[Begin]

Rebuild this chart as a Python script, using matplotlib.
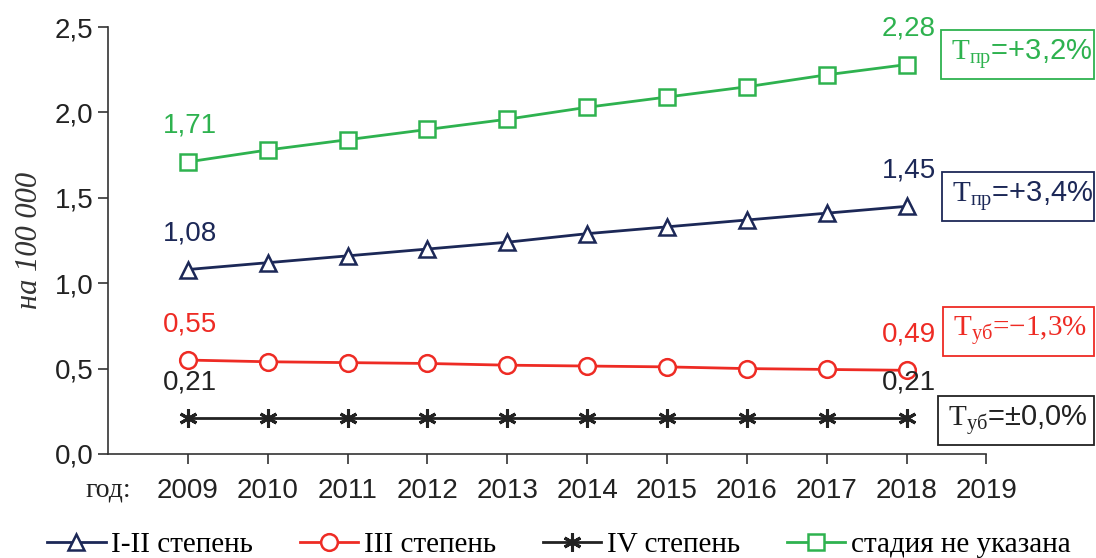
import matplotlib.pyplot as plt
from matplotlib.patches import Rectangle

# данные
years = [2009, 2010, 2011, 2012, 2013, 2014, 2015, 2016, 2017, 2018]
st_1_2 = [1.08, 1.12, 1.16, 1.20, 1.24, 1.29, 1.33, 1.37, 1.41, 1.45]
st_3 = [0.55, 0.54, 0.535, 0.53, 0.52, 0.515, 0.51, 0.50, 0.495, 0.49]
st_4 = [0.21, 0.21, 0.21, 0.21, 0.21, 0.21, 0.21, 0.21, 0.21, 0.21]
st_na = [1.71, 1.78, 1.84, 1.90, 1.96, 2.03, 2.09, 2.15, 2.22, 2.28]
xticks = list(range(2009, 2020))
yticks = [0.0, 0.5, 1.0, 1.5, 2.0, 2.5]

navy = '#1c2857'
red = '#ee2b24'
black = '#222222'
green = '#2eb24f'

plt.rcParams['mathtext.fontset'] = 'custom'
plt.rcParams['mathtext.rm'] = 'Liberation Serif'
plt.rcParams['font.family'] = ['Liberation Sans', 'DejaVu Sans']

fig = plt.figure(figsize=(10.96, 5.58), dpi=100)
ax = fig.add_axes([0.0985, 0.1864, 0.8015, 0.7652])

series = [
    (st_1_2, navy, '^', 'I-II степень'),
    (st_3, red, 'o', 'III степень'),
    (st_4, black, (6, 2, 0), 'IV степень'),
    (st_na, green, 's', 'стадия не указана'),
]
for vals, col, mk, lab in series:
    if mk == (6, 2, 0):
        ax.plot(years, vals, color=col, lw=2, marker=mk, ms=13, mew=2.2, label=lab)
    else:
        ax.plot(years, vals, color=col, lw=2, marker=mk, ms=12, mfc='white',
                mec=col, mew=1.8, label=lab)

# подписи крайних значений
def fmt(v):
    return f'{v:.2f}'.replace('.', ',')

for vals, col, _, _ in series:
    for i in (0, -1):
        ax.annotate(fmt(vals[i]), (years[i], vals[i]), xytext=(2, 36),
                    textcoords='offset pixels', ha='center', va='center',
                    fontsize=20, color=col)

# рамки с темпами
boxes = [
    (941, 30, green, r'$\mathrm{T}_{\mathrm{пр}}$=+3,2%', False),
    (942, 172, navy, r'$\mathrm{T}_{\mathrm{пр}}$=+3,4%', False),
    (943, 307, red, r'$\mathrm{T}_{\mathrm{уб}}$=−1,3%', True),
    (938, 396, black, r'$\mathrm{T}_{\mathrm{уб}}$=±0,0%', False),
]
W, H = 1096, 558
for x0, y0, col, txt, serif in boxes:
    bh = 49
    fig.patches.append(Rectangle((x0 / W, 1 - (y0 + bh) / H), (1094 - x0) / W, bh / H,
                                 transform=fig.transFigure, fill=False,
                                 edgecolor=col, lw=1.3))
    fam = ['Liberation Serif'] if serif else ['Liberation Sans', 'DejaVu Sans']
    fig.text((x0 + 10) / W, 1 - (y0 + bh / 2) / H, txt, color=col,
             fontsize=21, va='center', ha='left', family=fam)

ax.set_xlim(2008, 2019)
ax.set_ylim(0, 2.5)
ax.set_xticks(xticks)
ax.set_yticks(yticks)
ax.set_yticklabels([f'{v:.1f}'.replace('.', ',') for v in yticks])
ax.tick_params(axis='both', labelsize=20, color='#333333', labelcolor='#222222',
               length=7, width=1.2)
ax.tick_params(axis='x', pad=10)
ax.spines['top'].set_visible(False)
ax.spines['right'].set_visible(False)
ax.spines['left'].set_color('#333333')
ax.spines['bottom'].set_color('#333333')
ax.spines['left'].set_linewidth(1.2)
ax.spines['bottom'].set_linewidth(1.2)

ax.set_ylabel('на 100 000', fontsize=22, style='italic', family='Liberation Serif',
              color='#333333', labelpad=8)
fig.text(108 / W, 1 - 490 / H, 'год:', fontsize=20, family='Liberation Serif',
         ha='center', va='center', color='#222222')

leg = fig.legend(loc='center', bbox_to_anchor=(0.51, 1 - 545 / H), ncol=4,
                 frameon=False, handlelength=2.0, handletextpad=0.2,
                 columnspacing=1.6, prop={'family': 'Liberation Serif', 'size': 21})

fig.savefig('out.png', dpi=100)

[End]

* **Task to complete**
Restate exactly, please, only the lines between the start of the data and the line containing "mec=col, mew=1.8, label=lab)", both ends included, skipping the pictures.

* **Answer to this exercise**
Rebuild this chart as a Python script, using matplotlib.
import matplotlib.pyplot as plt
from matplotlib.patches import Rectangle

# данные
years = [2009, 2010, 2011, 2012, 2013, 2014, 2015, 2016, 2017, 2018]
st_1_2 = [1.08, 1.12, 1.16, 1.20, 1.24, 1.29, 1.33, 1.37, 1.41, 1.45]
st_3 = [0.55, 0.54, 0.535, 0.53, 0.52, 0.515, 0.51, 0.50, 0.495, 0.49]
st_4 = [0.21, 0.21, 0.21, 0.21, 0.21, 0.21, 0.21, 0.21, 0.21, 0.21]
st_na = [1.71, 1.78, 1.84, 1.90, 1.96, 2.03, 2.09, 2.15, 2.22, 2.28]
xticks = list(range(2009, 2020))
yticks = [0.0, 0.5, 1.0, 1.5, 2.0, 2.5]

navy = '#1c2857'
red = '#ee2b24'
black = '#222222'
green = '#2eb24f'

plt.rcParams['mathtext.fontset'] = 'custom'
plt.rcParams['mathtext.rm'] = 'Liberation Serif'
plt.rcParams['font.family'] = ['Liberation Sans', 'DejaVu Sans']

fig = plt.figure(figsize=(10.96, 5.58), dpi=100)
ax = fig.add_axes([0.0985, 0.1864, 0.8015, 0.7652])

series = [
    (st_1_2, navy, '^', 'I-II степень'),
    (st_3, red, 'o', 'III степень'),
    (st_4, black, (6, 2, 0), 'IV степень'),
    (st_na, green, 's', 'стадия не указана'),
]
for vals, col, mk, lab in series:
    if mk == (6, 2, 0):
        ax.plot(years, vals, color=col, lw=2, marker=mk, ms=13, mew=2.2, label=lab)
    else:
        ax.plot(years, vals, color=col, lw=2, marker=mk, ms=12, mfc='white',
                mec=col, mew=1.8, label=lab)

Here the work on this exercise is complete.